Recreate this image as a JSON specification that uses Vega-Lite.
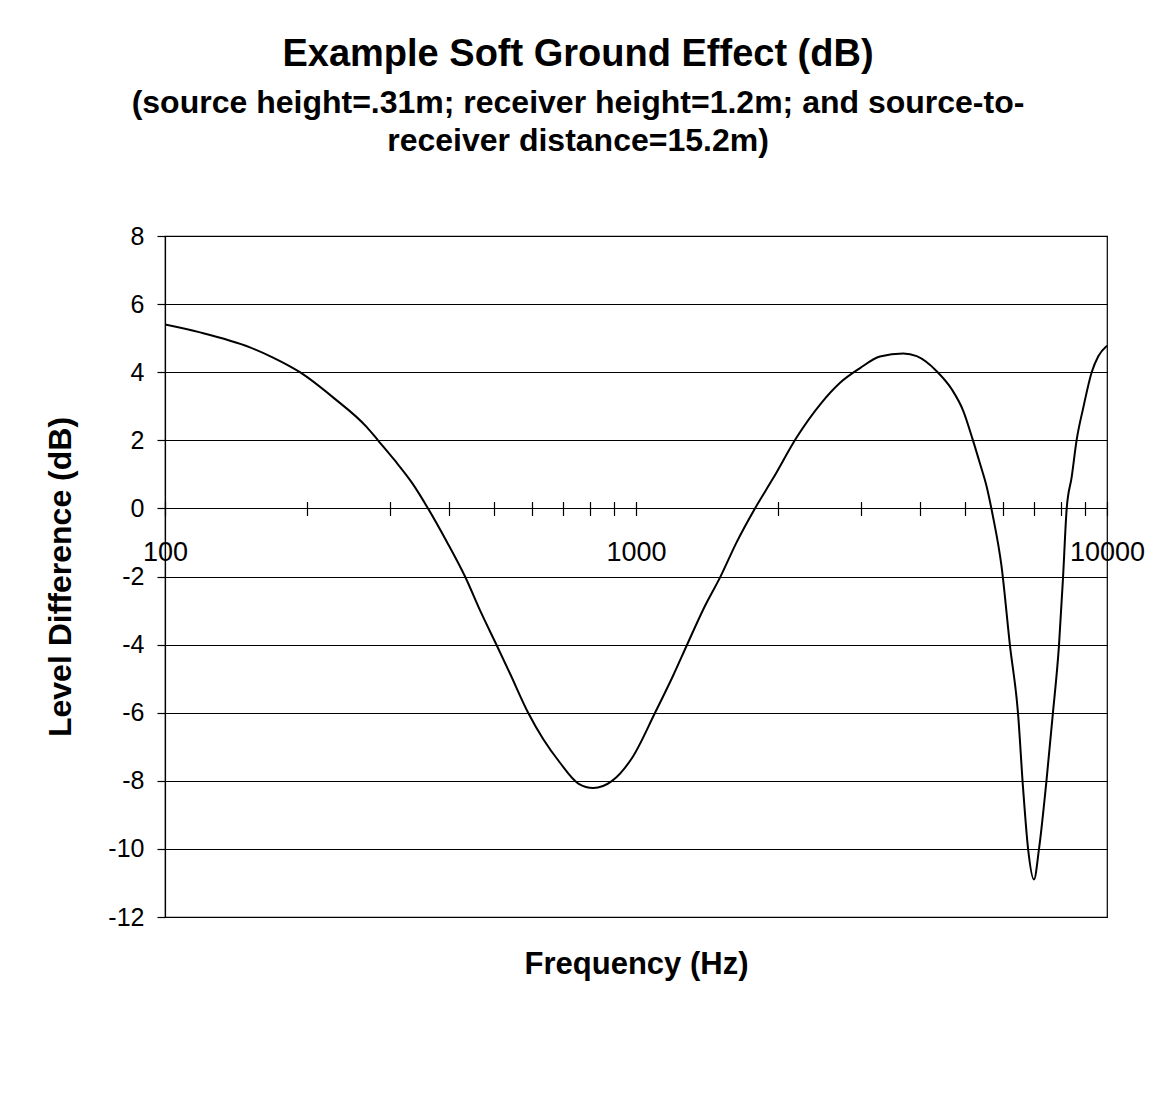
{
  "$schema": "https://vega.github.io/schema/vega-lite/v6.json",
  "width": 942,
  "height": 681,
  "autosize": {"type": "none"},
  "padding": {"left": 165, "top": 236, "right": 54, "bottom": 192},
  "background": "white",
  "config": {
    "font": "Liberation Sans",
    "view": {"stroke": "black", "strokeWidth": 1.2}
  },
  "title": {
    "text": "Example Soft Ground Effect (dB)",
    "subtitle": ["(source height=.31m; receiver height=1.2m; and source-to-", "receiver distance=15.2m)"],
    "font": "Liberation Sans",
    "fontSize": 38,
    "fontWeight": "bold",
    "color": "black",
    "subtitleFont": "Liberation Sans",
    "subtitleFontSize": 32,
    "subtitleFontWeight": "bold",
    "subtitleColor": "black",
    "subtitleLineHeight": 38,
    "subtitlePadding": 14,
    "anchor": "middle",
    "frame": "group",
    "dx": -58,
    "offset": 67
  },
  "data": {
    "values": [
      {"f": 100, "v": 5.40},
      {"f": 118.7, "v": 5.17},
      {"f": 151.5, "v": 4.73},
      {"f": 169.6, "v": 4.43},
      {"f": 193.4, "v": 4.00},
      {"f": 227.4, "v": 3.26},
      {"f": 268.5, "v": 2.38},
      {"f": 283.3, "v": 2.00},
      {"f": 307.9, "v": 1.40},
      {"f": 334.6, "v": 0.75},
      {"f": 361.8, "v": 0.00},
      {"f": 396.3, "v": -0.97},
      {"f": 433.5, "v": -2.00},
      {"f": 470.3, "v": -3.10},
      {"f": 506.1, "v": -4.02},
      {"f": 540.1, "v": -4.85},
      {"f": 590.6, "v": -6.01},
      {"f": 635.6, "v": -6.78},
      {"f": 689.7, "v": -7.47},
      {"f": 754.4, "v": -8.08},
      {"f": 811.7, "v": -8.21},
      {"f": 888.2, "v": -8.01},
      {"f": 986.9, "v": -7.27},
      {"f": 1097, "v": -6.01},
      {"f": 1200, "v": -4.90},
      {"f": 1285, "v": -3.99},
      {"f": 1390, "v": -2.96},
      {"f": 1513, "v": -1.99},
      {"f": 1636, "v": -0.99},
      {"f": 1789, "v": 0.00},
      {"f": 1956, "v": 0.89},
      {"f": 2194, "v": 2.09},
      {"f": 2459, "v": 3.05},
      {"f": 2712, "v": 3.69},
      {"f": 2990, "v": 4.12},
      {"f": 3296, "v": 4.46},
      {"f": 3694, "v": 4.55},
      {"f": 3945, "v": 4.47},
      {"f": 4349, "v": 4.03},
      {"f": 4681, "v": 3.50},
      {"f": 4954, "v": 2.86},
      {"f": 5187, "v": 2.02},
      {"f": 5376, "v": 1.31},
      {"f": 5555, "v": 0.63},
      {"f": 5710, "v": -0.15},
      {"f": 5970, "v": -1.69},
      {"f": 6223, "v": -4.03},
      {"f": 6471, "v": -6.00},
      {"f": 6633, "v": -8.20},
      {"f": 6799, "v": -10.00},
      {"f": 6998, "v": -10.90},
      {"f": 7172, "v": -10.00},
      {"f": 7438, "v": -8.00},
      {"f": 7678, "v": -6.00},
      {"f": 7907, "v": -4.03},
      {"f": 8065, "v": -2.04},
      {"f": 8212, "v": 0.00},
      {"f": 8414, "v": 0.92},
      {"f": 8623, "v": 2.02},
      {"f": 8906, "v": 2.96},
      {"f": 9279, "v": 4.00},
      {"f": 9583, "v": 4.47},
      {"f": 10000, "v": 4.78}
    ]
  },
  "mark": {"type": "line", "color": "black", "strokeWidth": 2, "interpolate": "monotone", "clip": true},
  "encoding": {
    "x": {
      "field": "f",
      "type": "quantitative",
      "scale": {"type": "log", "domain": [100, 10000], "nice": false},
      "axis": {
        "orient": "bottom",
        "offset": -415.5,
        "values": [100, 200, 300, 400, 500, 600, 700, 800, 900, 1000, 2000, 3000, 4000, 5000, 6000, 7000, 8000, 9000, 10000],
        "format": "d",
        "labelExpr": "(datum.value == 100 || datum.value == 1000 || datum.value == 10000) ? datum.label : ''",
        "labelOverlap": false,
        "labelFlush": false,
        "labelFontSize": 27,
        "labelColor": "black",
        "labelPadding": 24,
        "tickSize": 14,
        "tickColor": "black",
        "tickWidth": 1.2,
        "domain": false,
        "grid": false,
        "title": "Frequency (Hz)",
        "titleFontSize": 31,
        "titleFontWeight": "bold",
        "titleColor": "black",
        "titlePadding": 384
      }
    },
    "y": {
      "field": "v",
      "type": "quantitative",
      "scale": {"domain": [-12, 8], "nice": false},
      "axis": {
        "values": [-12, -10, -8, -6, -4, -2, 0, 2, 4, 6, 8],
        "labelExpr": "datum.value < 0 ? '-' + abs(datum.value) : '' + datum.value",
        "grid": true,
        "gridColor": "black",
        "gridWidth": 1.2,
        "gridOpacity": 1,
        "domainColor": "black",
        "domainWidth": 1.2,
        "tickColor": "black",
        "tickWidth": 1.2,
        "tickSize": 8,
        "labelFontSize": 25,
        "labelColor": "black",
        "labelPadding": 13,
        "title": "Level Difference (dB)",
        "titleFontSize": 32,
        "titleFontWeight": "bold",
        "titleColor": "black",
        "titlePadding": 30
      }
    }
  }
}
• • •
> [DESCRIPTION OF THE TASK] Repeat verbatim all the material, but not the pictures.

> [CORRECT RESULT]
Recreate this image as a JSON specification that uses Vega-Lite.
{
  "$schema": "https://vega.github.io/schema/vega-lite/v6.json",
  "width": 942,
  "height": 681,
  "autosize": {"type": "none"},
  "padding": {"left": 165, "top": 236, "right": 54, "bottom": 192},
  "background": "white",
  "config": {
    "font": "Liberation Sans",
    "view": {"stroke": "black", "strokeWidth": 1.2}
  },
  "title": {
    "text": "Example Soft Ground Effect (dB)",
    "subtitle": ["(source height=.31m; receiver height=1.2m; and source-to-", "receiver distance=15.2m)"],
    "font": "Liberation Sans",
    "fontSize": 38,
    "fontWeight": "bold",
    "color": "black",
    "subtitleFont": "Liberation Sans",
    "subtitleFontSize": 32,
    "subtitleFontWeight": "bold",
    "subtitleColor": "black",
    "subtitleLineHeight": 38,
    "subtitlePadding": 14,
    "anchor": "middle",
    "frame": "group",
    "dx": -58,
    "offset": 67
  },
  "data": {
    "values": [
      {"f": 100, "v": 5.40},
      {"f": 118.7, "v": 5.17},
      {"f": 151.5, "v": 4.73},
      {"f": 169.6, "v": 4.43},
      {"f": 193.4, "v": 4.00},
      {"f": 227.4, "v": 3.26},
      {"f": 268.5, "v": 2.38},
      {"f": 283.3, "v": 2.00},
      {"f": 307.9, "v": 1.40},
      {"f": 334.6, "v": 0.75},
      {"f": 361.8, "v": 0.00},
      {"f": 396.3, "v": -0.97},
      {"f": 433.5, "v": -2.00},
      {"f": 470.3, "v": -3.10},
      {"f": 506.1, "v": -4.02},
      {"f": 540.1, "v": -4.85},
      {"f": 590.6, "v": -6.01},
      {"f": 635.6, "v": -6.78},
      {"f": 689.7, "v": -7.47},
      {"f": 754.4, "v": -8.08},
      {"f": 811.7, "v": -8.21},
      {"f": 888.2, "v": -8.01},
      {"f": 986.9, "v": -7.27},
      {"f": 1097, "v": -6.01},
      {"f": 1200, "v": -4.90},
      {"f": 1285, "v": -3.99},
      {"f": 1390, "v": -2.96},
      {"f": 1513, "v": -1.99},
      {"f": 1636, "v": -0.99},
      {"f": 1789, "v": 0.00},
      {"f": 1956, "v": 0.89},
      {"f": 2194, "v": 2.09},
      {"f": 2459, "v": 3.05},
      {"f": 2712, "v": 3.69},
      {"f": 2990, "v": 4.12},
      {"f": 3296, "v": 4.46},
      {"f": 3694, "v": 4.55},
      {"f": 3945, "v": 4.47},
      {"f": 4349, "v": 4.03},
      {"f": 4681, "v": 3.50},
      {"f": 4954, "v": 2.86},
      {"f": 5187, "v": 2.02},
      {"f": 5376, "v": 1.31},
      {"f": 5555, "v": 0.63},
      {"f": 5710, "v": -0.15},
      {"f": 5970, "v": -1.69},
      {"f": 6223, "v": -4.03},
      {"f": 6471, "v": -6.00},
      {"f": 6633, "v": -8.20},
      {"f": 6799, "v": -10.00},
      {"f": 6998, "v": -10.90},
      {"f": 7172, "v": -10.00},
      {"f": 7438, "v": -8.00},
      {"f": 7678, "v": -6.00},
      {"f": 7907, "v": -4.03},
      {"f": 8065, "v": -2.04},
      {"f": 8212, "v": 0.00},
      {"f": 8414, "v": 0.92},
      {"f": 8623, "v": 2.02},
      {"f": 8906, "v": 2.96},
      {"f": 9279, "v": 4.00},
      {"f": 9583, "v": 4.47},
      {"f": 10000, "v": 4.78}
    ]
  },
  "mark": {"type": "line", "color": "black", "strokeWidth": 2, "interpolate": "monotone", "clip": true},
  "encoding": {
    "x": {
      "field": "f",
      "type": "quantitative",
      "scale": {"type": "log", "domain": [100, 10000], "nice": false},
      "axis": {
        "orient": "bottom",
        "offset": -415.5,
        "values": [100, 200, 300, 400, 500, 600, 700, 800, 900, 1000, 2000, 3000, 4000, 5000, 6000, 7000, 8000, 9000, 10000],
        "format": "d",
        "labelExpr": "(datum.value == 100 || datum.value == 1000 || datum.value == 10000) ? datum.label : ''",
        "labelOverlap": false,
        "labelFlush": false,
        "labelFontSize": 27,
        "labelColor": "black",
        "labelPadding": 24,
        "tickSize": 14,
        "tickColor": "black",
        "tickWidth": 1.2,
        "domain": false,
        "grid": false,
        "title": "Frequency (Hz)",
        "titleFontSize": 31,
        "titleFontWeight": "bold",
        "titleColor": "black",
        "titlePadding": 384
      }
    },
    "y": {
      "field": "v",
      "type": "quantitative",
      "scale": {"domain": [-12, 8], "nice": false},
      "axis": {
        "values": [-12, -10, -8, -6, -4, -2, 0, 2, 4, 6, 8],
        "labelExpr": "datum.value < 0 ? '-' + abs(datum.value) : '' + datum.value",
        "grid": true,
        "gridColor": "black",
        "gridWidth": 1.2,
        "gridOpacity": 1,
        "domainColor": "black",
        "domainWidth": 1.2,
        "tickColor": "black",
        "tickWidth": 1.2,
        "tickSize": 8,
        "labelFontSize": 25,
        "labelColor": "black",
        "labelPadding": 13,
        "title": "Level Difference (dB)",
        "titleFontSize": 32,
        "titleFontWeight": "bold",
        "titleColor": "black",
        "titlePadding": 30
      }
    }
  }
}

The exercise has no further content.